Bank Dunia Biayai $15 Miliar Proyek Energi Fosil Sejak 2015

Penulis : Tim Betahita

Perubahan Iklim

Sabtu, 08 Oktober 2022

Editor : Sandy Indra Pratama

BETAHITA.ID -  Bank Dunia telah menyediakan hampir $15 miliar untuk membiayai proyek energi fosil secara langsung, sejak ditandatanganinya Perjanjian Paris pada 2015. Studi terbaru memperkirakan adanya kemungkinan bank tersebut mendorong investasi yang jauh lebih besar secara tidak langsung. 

Bank Dunia seharusnya telah berhenti mendanai proyek minyak dan gas sejak 2019. Namun Big Shift Global, koalisi lebih dari 50 lembaga swadaya masyarakat, menemukan bank dan anak perusahaannya mendanai kilang minyak dan pemrosesan gas sejak tahun tersebut. 

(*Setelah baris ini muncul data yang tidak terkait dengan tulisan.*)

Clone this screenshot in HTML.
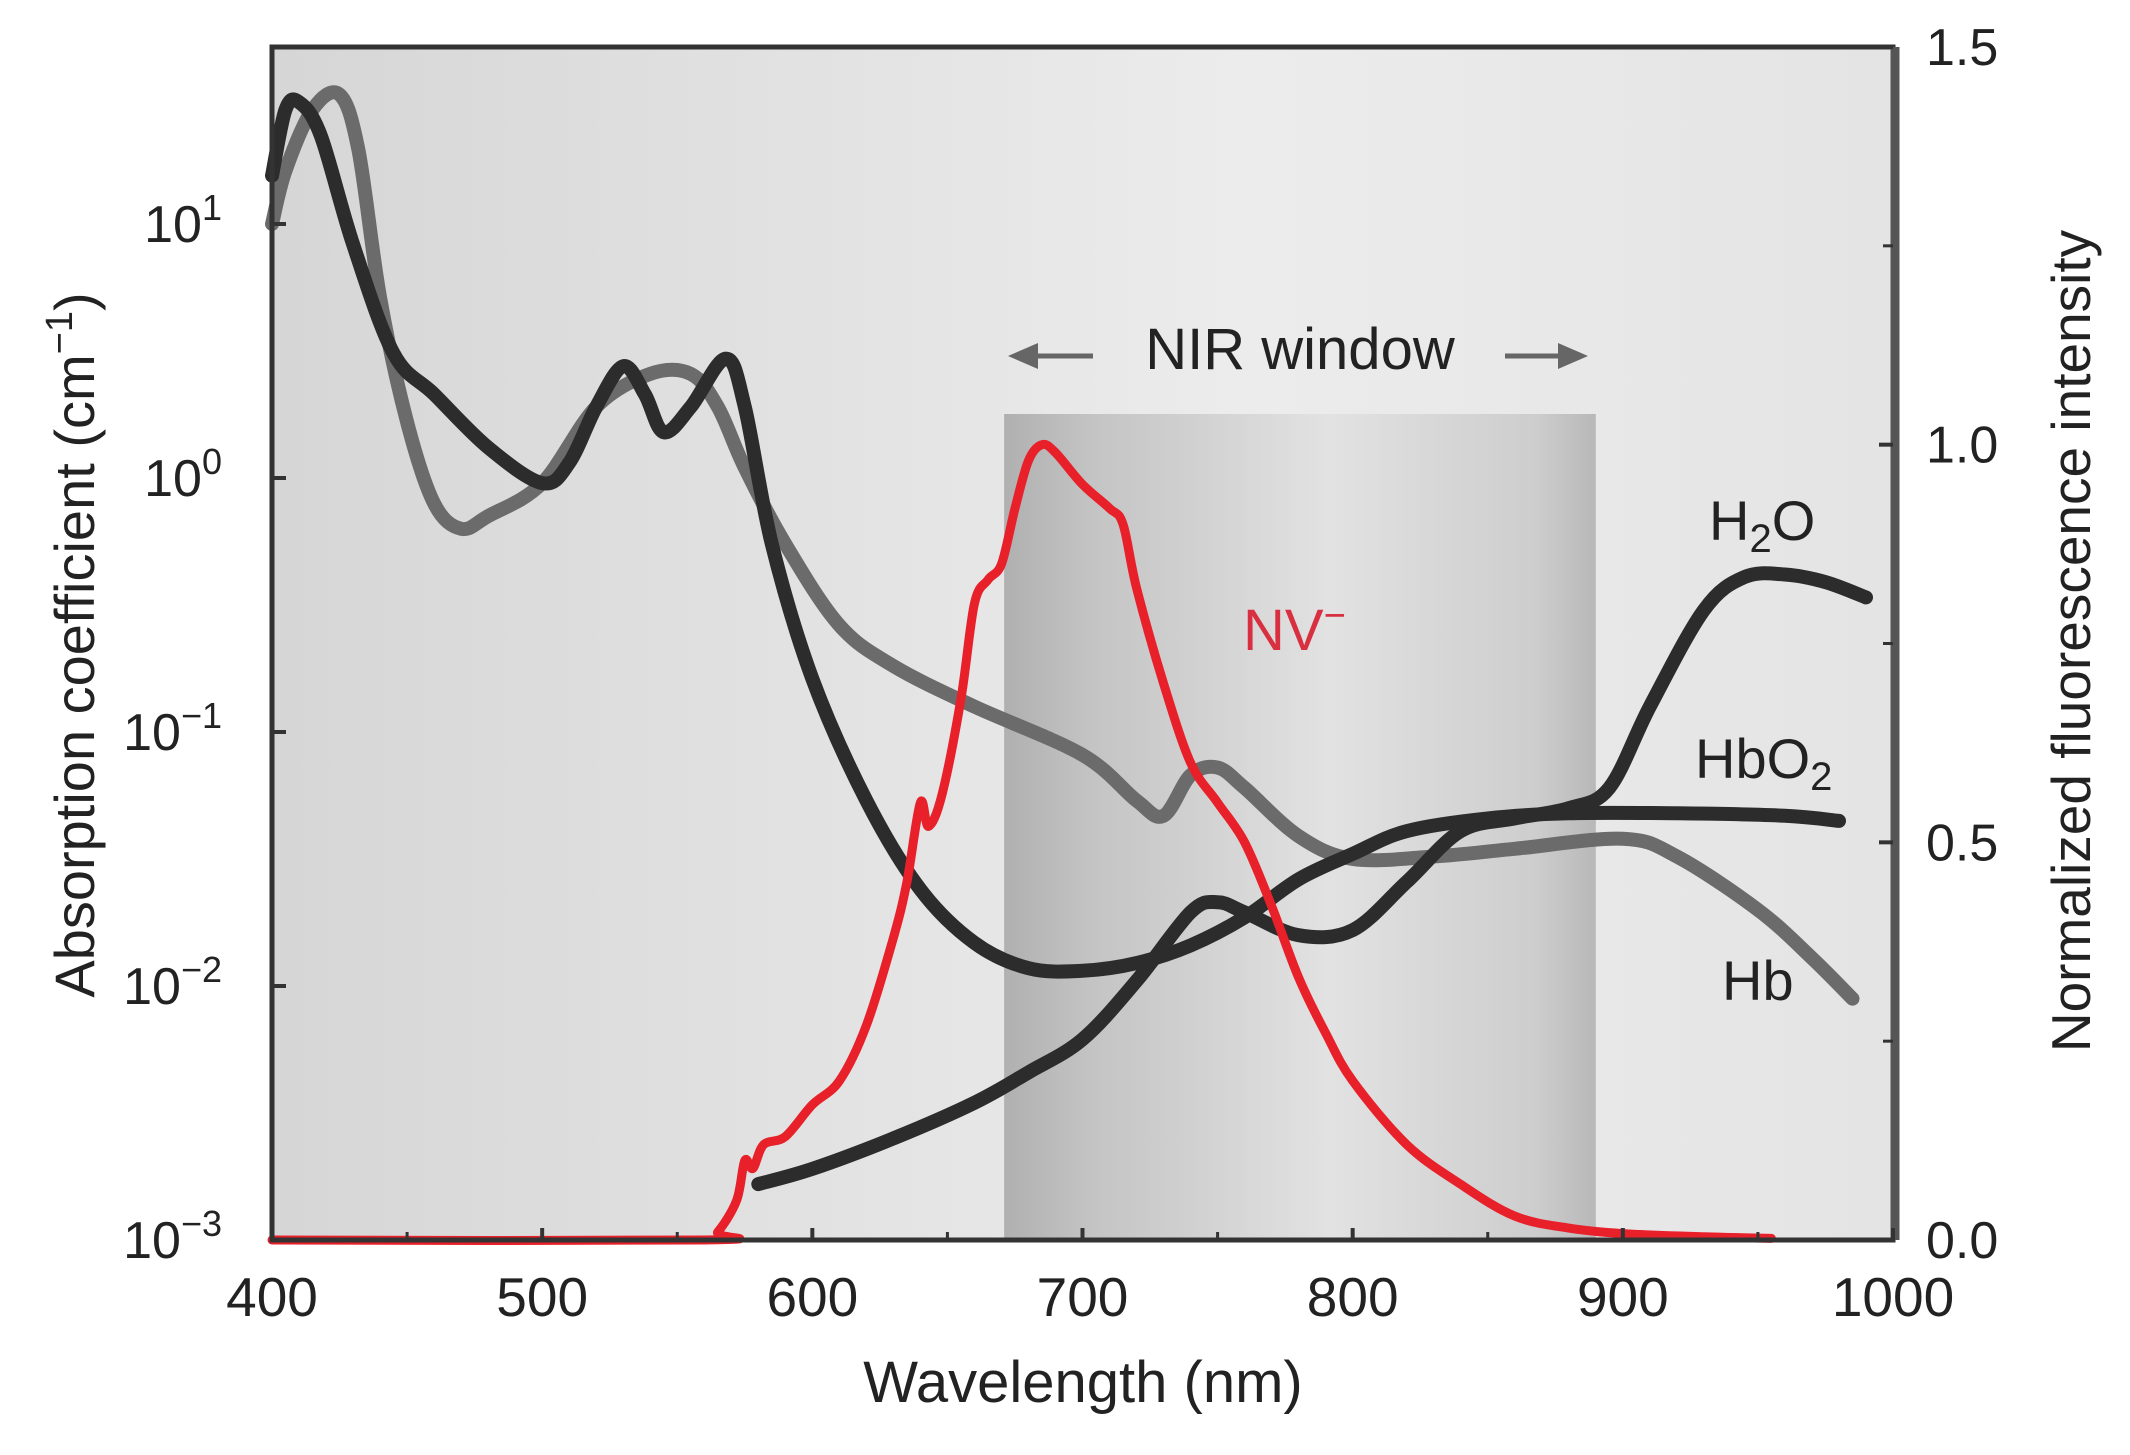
<!DOCTYPE html>
<html><head><meta charset="utf-8"><style>
html,body{margin:0;padding:0;background:#fff;width:2130px;height:1455px;overflow:hidden}
svg text{font-family:"Liberation Sans",sans-serif}
</style></head><body>
<svg id="chart" width="2130" height="1455" viewBox="0 0 2130 1455" xmlns="http://www.w3.org/2000/svg">
<defs>
<linearGradient id="bg" x1="0" x2="1" y1="0" y2="0"><stop offset="0" stop-color="#d6d6d6"/><stop offset="0.6" stop-color="#ececec"/><stop offset="1" stop-color="#e4e4e4"/></linearGradient>
<linearGradient id="nir" x1="0" x2="1" y1="0" y2="0"><stop offset="0" stop-color="#b0b0b0"/><stop offset="0.15" stop-color="#c4c4c4"/><stop offset="0.55" stop-color="#e2e2e2"/><stop offset="0.9" stop-color="#cdcdcd"/><stop offset="1" stop-color="#b8b8b8"/></linearGradient>
</defs>
<g id="plot"></g>
</svg>
<script>
const hbX=[400,405,415,425,432,440,450,460,470,480,500,520,540,555,565,575,590,610,630,660,700,720,730,740,750,760,780,800,830,860,900,920,950,970,985];
const hbY=[1.0,1.21,1.45,1.51,1.29,0.71,0.22,-0.10,-0.20,-0.15,-0.02,0.28,0.41,0.41,0.28,0.04,-0.26,-0.58,-0.74,-0.90,-1.09,-1.27,-1.33,-1.17,-1.14,-1.22,-1.41,-1.50,-1.49,-1.46,-1.42,-1.49,-1.70,-1.89,-2.05];
const hbo2X=[400,405,410,418,430,445,460,480,500,510,520,530,538,545,555,568,575,585,600,620,640,660,680,700,720,740,760,780,800,820,850,880,920,960,980];
const hbo2Y=[1.19,1.45,1.48,1.35,0.92,0.49,0.33,0.12,-0.02,0.06,0.28,0.44,0.33,0.18,0.28,0.47,0.28,-0.26,-0.79,-1.27,-1.62,-1.83,-1.93,-1.94,-1.91,-1.84,-1.73,-1.58,-1.48,-1.39,-1.34,-1.32,-1.32,-1.33,-1.35];
const h2oX=[580,600,630,660,680,700,720,740,750,760,780,800,820,840,860,880,895,910,930,945,960,975,990];
const h2oY=[-2.78,-2.72,-2.60,-2.46,-2.34,-2.21,-1.98,-1.71,-1.67,-1.71,-1.80,-1.78,-1.59,-1.39,-1.34,-1.30,-1.22,-0.90,-0.52,-0.39,-0.38,-0.41,-0.47];
const nvX=[400,560,565,572,575,578,582,590,600,610,620,630,635,640,643,648,655,660,665,670,675,680,685,690,700,710,715,720,730,740,750,760,770,780,790,800,820,840,860,880,900,930,955];
const nvY=[0,0,0.01,0.05,0.1,0.09,0.12,0.13,0.17,0.2,0.27,0.38,0.45,0.55,0.52,0.56,0.68,0.8,0.83,0.85,0.92,0.98,1.0,0.99,0.95,0.92,0.9,0.82,0.7,0.6,0.55,0.5,0.42,0.33,0.26,0.2,0.12,0.07,0.03,0.015,0.008,0.004,0.002];
const xTicks=[400,500,600,700,800,900,1000];
const yTicks=[1,0,-1,-2,-3];
const y2Ticks=["0.0","0.5","1.0","1.5"];

const L=272,R=1893,T=47,B=1240;
const X=v=>L+(v-400)*(R-L)/600;
const Y=lg=>B-(lg+3)*254;
const Y2=v=>B-v*(B-T)/1.5;
const NS="http://www.w3.org/2000/svg";
const g=document.getElementById('plot');
function mk(tag,attrs,parent){const e=document.createElementNS(NS,tag);for(const k in attrs)e.setAttribute(k,attrs[k]);(parent||g).appendChild(e);return e;}

let e=mk('rect',{x:L,y:T,width:R-L,height:B-T,fill:'url(#bg)'});


e=mk('rect',{x:X(671),y:414,width:X(890)-X(671),height:B-414,fill:'url(#nir)'});



function line(xs,ys,fy,color,w,name){
  const P=xs.map((x,i)=>[X(x),fy(ys[i])]);
  let d='M'+P[0][0].toFixed(1)+','+P[0][1].toFixed(1);
  for(let i=0;i<P.length-1;i++){
    const p0=P[Math.max(0,i-1)],p1=P[i],p2=P[i+1],p3=P[Math.min(P.length-1,i+2)];
    const c1=[p1[0]+(p2[0]-p0[0])/6,p1[1]+(p2[1]-p0[1])/6];
    const c2=[p2[0]-(p3[0]-p1[0])/6,p2[1]-(p3[1]-p1[1])/6];
    d+=` C${c1[0].toFixed(1)},${c1[1].toFixed(1)} ${c2[0].toFixed(1)},${c2[1].toFixed(1)} ${p2[0].toFixed(1)},${p2[1].toFixed(1)}`;
  }
  const p=mk('path',{d:d,fill:'none',stroke:color,'stroke-width':w,'stroke-linejoin':'round','stroke-linecap':'round'});
  
  
}
line(hbX,hbY,Y,'#6b6b6b',14,'hb-curve');
line(hbo2X,hbo2Y,Y,'#2c2c2c',14,'hbo2-curve');
line(h2oX,h2oY,Y,'#2c2c2c',14,'h2o-curve');
line(nvX,nvY,Y2,'#e8202a',9,'nv-fluorescence-curve');

e=mk('path',{d:`M${L},${T} H${R} V${B} H${L} Z`,fill:'none',stroke:'#333','stroke-width':5});


e=mk('line',{x1:R+2,y1:T,x2:R+2,y2:B,stroke:'#555','stroke-width':9});



xTicks.forEach(v=>{
  const t=mk('line',{x1:X(v),y1:B,x2:X(v),y2:B-12,stroke:'#333','stroke-width':4});
  
  
  const s=mk('text',{x:X(v),y:1316,'font-size':55,'text-anchor':'middle',fill:'#222'});
  s.textContent=v;
  
  
});
for(let v=450;v<1000;v+=100){
  const t=mk('line',{x1:X(v),y1:B,x2:X(v),y2:B-8,stroke:'#333','stroke-width':3});
  
  
}
yTicks.forEach(v=>{
  const t=mk('line',{x1:L,y1:Y(v),x2:L+14,y2:Y(v),stroke:'#333','stroke-width':4});
  
  
  const s=mk('text',{x:222,y:Y(v)+18,'font-size':52,'text-anchor':'end',fill:'#222'});
  s.textContent='10';
  const sp=mk('tspan',{dy:-22,'font-size':36},s);
  sp.textContent=(v<0?'\u2212':'')+Math.abs(v);
  
  
});
y2Ticks.forEach(v=>{
  const yy=Y2(parseFloat(v));
  const t=mk('line',{x1:R,y1:yy,x2:R-14,y2:yy,stroke:'#333','stroke-width':4});
  
  
  const s=mk('text',{x:1926,y:yy+18,'font-size':52,fill:'#222'});
  s.textContent=v;
  
  
});
[0.25,0.75,1.25].forEach(v=>{
  const t=mk('line',{x1:R,y1:Y2(v),x2:R-10,y2:Y2(v),stroke:'#333','stroke-width':3});
  
  
});

function txt(x,y,s,size,name,attrs){
  const t=mk('text',Object.assign({x:x,y:y,'font-size':size,fill:'#222'},attrs||{}));
  t.innerHTML=s;
  
  
  return t;
}
txt(1083,1402,'Wavelength (nm)',58,'x-axis-title',{'text-anchor':'middle'});
txt(0,0,'Absorption coefficient (cm<tspan dy="-22" font-size="38">\u22121</tspan><tspan dy="22">)</tspan>',56,'y-axis-title',{'text-anchor':'middle',transform:'translate(94,645) rotate(-90)'});
txt(0,0,'Normalized fluorescence intensity',55,'y2-axis-title',{'text-anchor':'middle',transform:'translate(2090,641) rotate(-90)'});
txt(1300,369,'NIR window',58,'nir-window-label',{'text-anchor':'middle'});
txt(1709,540,'H<tspan dy="12" font-size="40">2</tspan><tspan dy="-12">O</tspan>',56,'h2o-label');
txt(1695,778,'HbO<tspan dy="12" font-size="40">2</tspan>',56,'hbo2-label');
txt(1722,1000,'Hb',56,'hb-label');
txt(1243,650,'NV<tspan dy="-22" font-size="38">\u2212</tspan>',58,'nv-label',{fill:'#d83040'});
function arrow(x1,x2,name){
  const dir=x2>x1?1:-1;
  const a=mk('g',{});
  
  
  mk('line',{x1:x1,y1:356,x2:x2-dir*20,y2:356,stroke:'#666','stroke-width':5},a);
  mk('polygon',{points:`${x2},356 ${x2-dir*30},343 ${x2-dir*30},369`,fill:'#666'},a);
}
arrow(1093,1008,'nir-left-arrow');
arrow(1505,1588,'nir-right-arrow');
</script>
</body></html>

Karena bank juga berperan dalam membantu mengkatalisasi investasi dari donor lain dan sektor swasta, pendanaan langsung sebesar  $14,8 miliar itu kemungkinan akan menjadi puncak gunung es terkait bantuan untuk pengembangan energi karbon tinggi, tulis laporan yang terbit Kamis, 6 Oktober 2022. 

Laporan Big Shift Global, berjudul Investing in Climate Disaster: World Bank Group Finance for Fossil Fuels, mencakup kegiatan Grup Bank Dunia secara rinci dari 2018 hingga 2021. Ditemukan bahwa bank tersebut menggunakan perantara keuangan, dalam bentuk bank atau lembaga keuangan, terkadang dana ekuitas swasta atau bank komersial. Aliran pendanaan tidak langsung ini adalah "celah utama" dalam kebijakan iklim bank, kata laporan tersebut.

Ilustrasi pengeboran frackling untuk menyedot gas alam. Metode ini disebut sebagai salah satu faktor pendorong naiknya emisi metana yang membahayakan perubahan iklim. Foto: UNEP

Dikutip Guardian, Kat Kramer, penulis laporan tersebut, mengatakan: “Ini sangat parah. Bank Dunia memiliki peran kepemimpinan, dan dalam beberapa kasus hanya memberikan dukungan namun ini memfasilitasi investasi yang jauh lebih besar dari tempat lain. Mereka memiliki pengaruh yang sangat besar, dan kami telah menemukan banyak kasus di mana itu digunakan namun tidak membantu iklim.”

Banyak contoh pendanaan bahan bakar fosil yang terungkap dalam laporan tersebut menyangkut proyek-proyek gas, yang oleh beberapa negara dianggap sebagai “bahan bakar transisi”, antara batu bara dan energi terbarukan. 

“Metana [komponen utama bahan bakar gas alam] sekitar 80 kali lebih kuat dari karbon dioksida sebagai gas rumah kaca. Ini sangat kuat. Jadi jika ada kebocoran dari produksi atau transportasi yang masuk ke atmosfer, dan itu berlaku untuk LNG [cair] gas alam] atau bentuk gas lainnya,” tegasnya.

Pendanaan gas tidak masuk akal secara finansial ketika alternatif dalam bentuk pembangkit energi terbarukan murah dan tersedia secara luas, kata Kramer. “Ada peran besar bagi Bank Dunia untuk memfasilitasi transisi energi bersih global. Kami tidak melihat itu. Mereka seharusnya tidak berinvestasi dalam bahan bakar fosil.”

Laporan tersebut juga menemukan bahwa Bank terlibat dalam membantu pendanaan tidak langsung untuk proyek batubara, meskipun telah mengakhiri pendanaan langsung untuk batubara pada 2010.

“Kami membantah temuan laporan itu, yang membuat asumsi yang tidak akurat tentang pinjaman Grup Bank Dunia. Pada tahun fiskal 2022, Grup Bank memberikan $31,7 miliar untuk investasi terkait iklim, untuk membantu masyarakat di seluruh dunia menanggapi krisis iklim, dan membangun masa depan yang lebih aman dan bersih,” kata juru bicara Bank Dunia, seperti dikutip Guardian.